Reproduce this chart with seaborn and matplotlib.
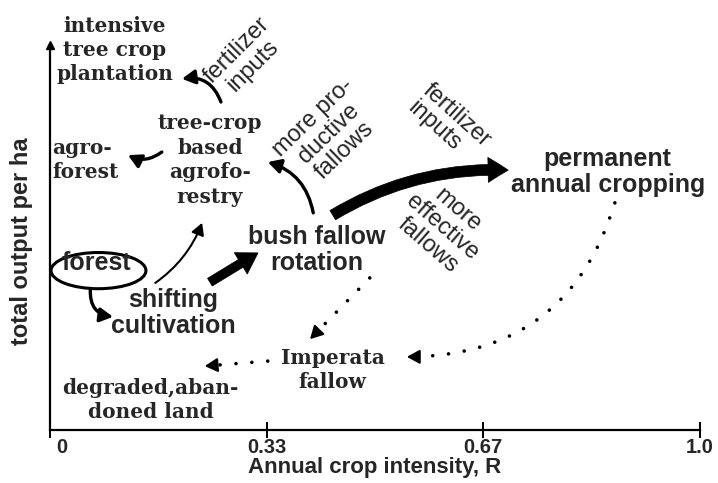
import matplotlib
matplotlib.use("Agg")
import numpy as np
import matplotlib.pyplot as plt
import matplotlib.transforms as mtrans
from matplotlib.patches import Ellipse
import seaborn as sns

# ---------------- data ----------------
x_ticks = [0, 1/3, 2/3, 1.0]
x_tick_labels = ["0", "0.33", "0.67", "1.0"]

# land-use stages placed at (crop intensity R, relative output per ha)
serif_labels = ["intensive\ntree crop\nplantation", "agro-\nforest",
                "tree-crop\nbased\nagrofo-\nrestry", "degraded,aban-\ndoned land",
                "Imperata\nfallow"]
serif_x = [0.100, 0.054, 0.246, 0.155, 0.435]
serif_y = [0.987, 0.701, 0.701, 0.078, 0.156]

sans_labels = ["forest", "shifting\ncultivation", "bush fallow\nrotation",
               "permanent\nannual cropping"]
sans_x = [0.071, 0.189, 0.411, 0.858]
sans_y = [0.434, 0.304, 0.468, 0.670]

forest_ellipse = (0.0746, 0.414, 0.146, 0.094)   # centre x, centre y, width, height

# notes on transitions
note_labels = ["fertilizer\ninputs", "more pro-\nductive\nfallows",
               "fertilizer\ninputs", "more\neffective\nfallows"]
note_x = [0.300, 0.429, 0.614, 0.604]
note_y = [0.966, 0.769, 0.795, 0.526]
note_angle = [45, 44, -42, -41]
note_align = ["center", "center", "left", "center"]

# transitions (start R, start output) -> (end R, end output), curvature
thin_start = [(0.263, 0.852), (0.172, 0.722), (0.405, 0.564), (0.062, 0.364)]
thin_end = [(0.203, 0.912), (0.120, 0.714), (0.335, 0.696), (0.097, 0.294)]
thin_rad = [0.4, -0.3, 0.3, 0.45]

fine_start = [(0.162, 0.382)]
fine_end = [(0.234, 0.538)]
fine_rad = [0.15]

bold_start = [(0.246, 0.384), (0.435, 0.558)]
bold_end = [(0.320, 0.460), (0.705, 0.675)]
bold_rad = [0.0, -0.15]

dot_start = [(0.492, 0.395), (0.869, 0.590), (0.335, 0.179)]
dot_end = [(0.400, 0.236), (0.549, 0.190), (0.238, 0.166)]
dot_rad = [0.0, -0.37, 0.0]

# ---------------- style ----------------
sns.set_theme(style="ticks")
plt.rcParams["font.family"] = ["Liberation Sans", "DejaVu Sans"]

fig = plt.figure(figsize=(7.18, 4.83), dpi=100)
ax = fig.add_axes([50 / 718, 53 / 483, 650 / 718, 385 / 483])
ax.set_xlim(0, 1)
ax.set_ylim(0, 1)
sns.despine(ax=ax)
for s in ("left", "bottom"):
    ax.spines[s].set_color("black")
    ax.spines[s].set_linewidth(1.6)

ax.set_yticks([])
ax.set_xticks(x_ticks)
ax.set_xticklabels(x_tick_labels, fontsize=14.5, fontweight="bold")
ax.tick_params(axis="x", direction="inout", length=11, width=1.4, color="black", pad=0)
lbl0 = ax.get_xticklabels()[0]
lbl0.set_transform(lbl0.get_transform() + mtrans.ScaledTranslation(12 / 100, 0, fig.dpi_scale_trans))

ax.set_xlabel("Annual crop intensity, R", fontsize=16, fontweight="bold")
ax.xaxis.set_label_coords(0.5, -0.070)
ax.set_ylabel("total output per ha", fontsize=17, fontweight="bold")
ax.yaxis.set_label_coords(-0.026, 0.49)

# arrow on y axis
ax.plot([0], [1], marker="^", color="black", markersize=6, transform=ax.transAxes, clip_on=False)

serif_font = dict(family="DejaVu Serif", fontsize=14.5, fontweight="bold")
for lab, x, y in zip(serif_labels, serif_x, serif_y):
    ax.text(x, y, lab, ha="center", va="center",
            multialignment="center" if lab != "agro-\nforest" else "left",
            linespacing=1.28, clip_on=False, **serif_font)

for lab, x, y in zip(sans_labels, sans_x, sans_y):
    ax.text(x, y, lab, ha="center", va="center", multialignment="center",
            fontsize=18, fontweight="bold", linespacing=1.12, clip_on=False)

ax.add_patch(Ellipse(forest_ellipse[:2], forest_ellipse[2], forest_ellipse[3],
                     fill=False, edgecolor="black", lw=2.2, clip_on=False))

for lab, x, y, a, al in zip(note_labels, note_x, note_y, note_angle, note_align):
    ax.text(x, y, lab, ha="center", va="center", multialignment=al, rotation=a,
            rotation_mode="anchor", fontsize=17, fontweight="light", linespacing=1.05,
            clip_on=False)


def arrow(p0, p1, rad, **kw):
    ax.annotate("", xy=p1, xytext=p0, xycoords="data", textcoords="data",
                arrowprops=dict(connectionstyle=f"arc3,rad={rad}", shrinkA=0, shrinkB=0,
                                color="black", **kw), annotation_clip=False)


def dotted_arrow(p0, p1, rad):
    arrow(p0, p1, rad, arrowstyle="-", lw=2.6, linestyle=(0, (0.01, 4.4)),
          capstyle="round")
    d0 = ax.transData.transform(p0)
    d1 = ax.transData.transform(p1)
    mid = (d0 + d1) / 2
    dx, dy = d1 - d0
    ctrl = mid + rad * np.array([dy, -dx])
    direc = d1 - ctrl
    direc = direc / np.hypot(*direc)
    back = ax.transData.inverted().transform(d1 - direc * 11)
    arrow(tuple(back), p1, 0, arrowstyle="-|>,head_length=0.55,head_width=0.3",
          lw=1.5, mutation_scale=14)


for p0, p1, r in zip(thin_start, thin_end, thin_rad):
    arrow(p0, p1, r, arrowstyle="-|>,head_length=0.55,head_width=0.3", lw=2.4, mutation_scale=14)
for p0, p1, r in zip(fine_start, fine_end, fine_rad):
    arrow(p0, p1, r, arrowstyle="-|>,head_length=0.5,head_width=0.28", lw=1.5, mutation_scale=14)
for p0, p1, r, tw in zip(bold_start, bold_end, bold_rad, [0.65, 0.78]):
    arrow(p0, p1, r, arrowstyle=f"simple,head_length=1.45,head_width=1.8,tail_width={tw}",
          lw=0.5, mutation_scale=10)
for p0, p1, r in zip(dot_start, dot_end, dot_rad):
    dotted_arrow(p0, p1, r)

fig.savefig("out.png", dpi=100)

---*---

[What you need to do]:
Copy every line of the data word for word, omitting the images.

[Exercise result]:
Reproduce this chart with seaborn and matplotlib.
import matplotlib
matplotlib.use("Agg")
import numpy as np
import matplotlib.pyplot as plt
import matplotlib.transforms as mtrans
from matplotlib.patches import Ellipse
import seaborn as sns

# ---------------- data ----------------
x_ticks = [0, 1/3, 2/3, 1.0]
x_tick_labels = ["0", "0.33", "0.67", "1.0"]

# land-use stages placed at (crop intensity R, relative output per ha)
serif_labels = ["intensive\ntree crop\nplantation", "agro-\nforest",
                "tree-crop\nbased\nagrofo-\nrestry", "degraded,aban-\ndoned land",
                "Imperata\nfallow"]
serif_x = [0.100, 0.054, 0.246, 0.155, 0.435]
serif_y = [0.987, 0.701, 0.701, 0.078, 0.156]

sans_labels = ["forest", "shifting\ncultivation", "bush fallow\nrotation",
               "permanent\nannual cropping"]
sans_x = [0.071, 0.189, 0.411, 0.858]
sans_y = [0.434, 0.304, 0.468, 0.670]

forest_ellipse = (0.0746, 0.414, 0.146, 0.094)   # centre x, centre y, width, height

# notes on transitions
note_labels = ["fertilizer\ninputs", "more pro-\nductive\nfallows",
               "fertilizer\ninputs", "more\neffective\nfallows"]
note_x = [0.300, 0.429, 0.614, 0.604]
note_y = [0.966, 0.769, 0.795, 0.526]
note_angle = [45, 44, -42, -41]
note_align = ["center", "center", "left", "center"]

# transitions (start R, start output) -> (end R, end output), curvature
thin_start = [(0.263, 0.852), (0.172, 0.722), (0.405, 0.564), (0.062, 0.364)]
thin_end = [(0.203, 0.912), (0.120, 0.714), (0.335, 0.696), (0.097, 0.294)]
thin_rad = [0.4, -0.3, 0.3, 0.45]

fine_start = [(0.162, 0.382)]
fine_end = [(0.234, 0.538)]
fine_rad = [0.15]

bold_start = [(0.246, 0.384), (0.435, 0.558)]
bold_end = [(0.320, 0.460), (0.705, 0.675)]
bold_rad = [0.0, -0.15]

dot_start = [(0.492, 0.395), (0.869, 0.590), (0.335, 0.179)]
dot_end = [(0.400, 0.236), (0.549, 0.190), (0.238, 0.166)]
dot_rad = [0.0, -0.37, 0.0]

# ---------------- style ----------------
sns.set_theme(style="ticks")
plt.rcParams["font.family"] = ["Liberation Sans", "DejaVu Sans"]

fig = plt.figure(figsize=(7.18, 4.83), dpi=100)
ax = fig.add_axes([50 / 718, 53 / 483, 650 / 718, 385 / 483])
ax.set_xlim(0, 1)
ax.set_ylim(0, 1)
sns.despine(ax=ax)
for s in ("left", "bottom"):
    ax.spines[s].set_color("black")
    ax.spines[s].set_linewidth(1.6)

ax.set_yticks([])
ax.set_xticks(x_ticks)
ax.set_xticklabels(x_tick_labels, fontsize=14.5, fontweight="bold")
ax.tick_params(axis="x", direction="inout", length=11, width=1.4, color="black", pad=0)
lbl0 = ax.get_xticklabels()[0]
lbl0.set_transform(lbl0.get_transform() + mtrans.ScaledTranslation(12 / 100, 0, fig.dpi_scale_trans))

ax.set_xlabel("Annual crop intensity, R", fontsize=16, fontweight="bold")
ax.xaxis.set_label_coords(0.5, -0.070)
ax.set_ylabel("total output per ha", fontsize=17, fontweight="bold")
ax.yaxis.set_label_coords(-0.026, 0.49)

# arrow on y axis
ax.plot([0], [1], marker="^", color="black", markersize=6, transform=ax.transAxes, clip_on=False)

serif_font = dict(family="DejaVu Serif", fontsize=14.5, fontweight="bold")
for lab, x, y in zip(serif_labels, serif_x, serif_y):
    ax.text(x, y, lab, ha="center", va="center",
            multialignment="center" if lab != "agro-\nforest" else "left",
            linespacing=1.28, clip_on=False, **serif_font)

for lab, x, y in zip(sans_labels, sans_x, sans_y):
    ax.text(x, y, lab, ha="center", va="center", multialignment="center",
            fontsize=18, fontweight="bold", linespacing=1.12, clip_on=False)

ax.add_patch(Ellipse(forest_ellipse[:2], forest_ellipse[2], forest_ellipse[3],
                     fill=False, edgecolor="black", lw=2.2, clip_on=False))

for lab, x, y, a, al in zip(note_labels, note_x, note_y, note_angle, note_align):
    ax.text(x, y, lab, ha="center", va="center", multialignment=al, rotation=a,
            rotation_mode="anchor", fontsize=17, fontweight="light", linespacing=1.05,
            clip_on=False)


def arrow(p0, p1, rad, **kw):
    ax.annotate("", xy=p1, xytext=p0, xycoords="data", textcoords="data",
                arrowprops=dict(connectionstyle=f"arc3,rad={rad}", shrinkA=0, shrinkB=0,
                                color="black", **kw), annotation_clip=False)


def dotted_arrow(p0, p1, rad):
    arrow(p0, p1, rad, arrowstyle="-", lw=2.6, linestyle=(0, (0.01, 4.4)),
          capstyle="round")
    d0 = ax.transData.transform(p0)
    d1 = ax.transData.transform(p1)
    mid = (d0 + d1) / 2
    dx, dy = d1 - d0
    ctrl = mid + rad * np.array([dy, -dx])
    direc = d1 - ctrl
    direc = direc / np.hypot(*direc)
    back = ax.transData.inverted().transform(d1 - direc * 11)
    arrow(tuple(back), p1, 0, arrowstyle="-|>,head_length=0.55,head_width=0.3",
          lw=1.5, mutation_scale=14)


for p0, p1, r in zip(thin_start, thin_end, thin_rad):
    arrow(p0, p1, r, arrowstyle="-|>,head_length=0.55,head_width=0.3", lw=2.4, mutation_scale=14)
for p0, p1, r in zip(fine_start, fine_end, fine_rad):
    arrow(p0, p1, r, arrowstyle="-|>,head_length=0.5,head_width=0.28", lw=1.5, mutation_scale=14)
for p0, p1, r, tw in zip(bold_start, bold_end, bold_rad, [0.65, 0.78]):
    arrow(p0, p1, r, arrowstyle=f"simple,head_length=1.45,head_width=1.8,tail_width={tw}",
          lw=0.5, mutation_scale=10)
for p0, p1, r in zip(dot_start, dot_end, dot_rad):
    dotted_arrow(p0, p1, r)

fig.savefig("out.png", dpi=100)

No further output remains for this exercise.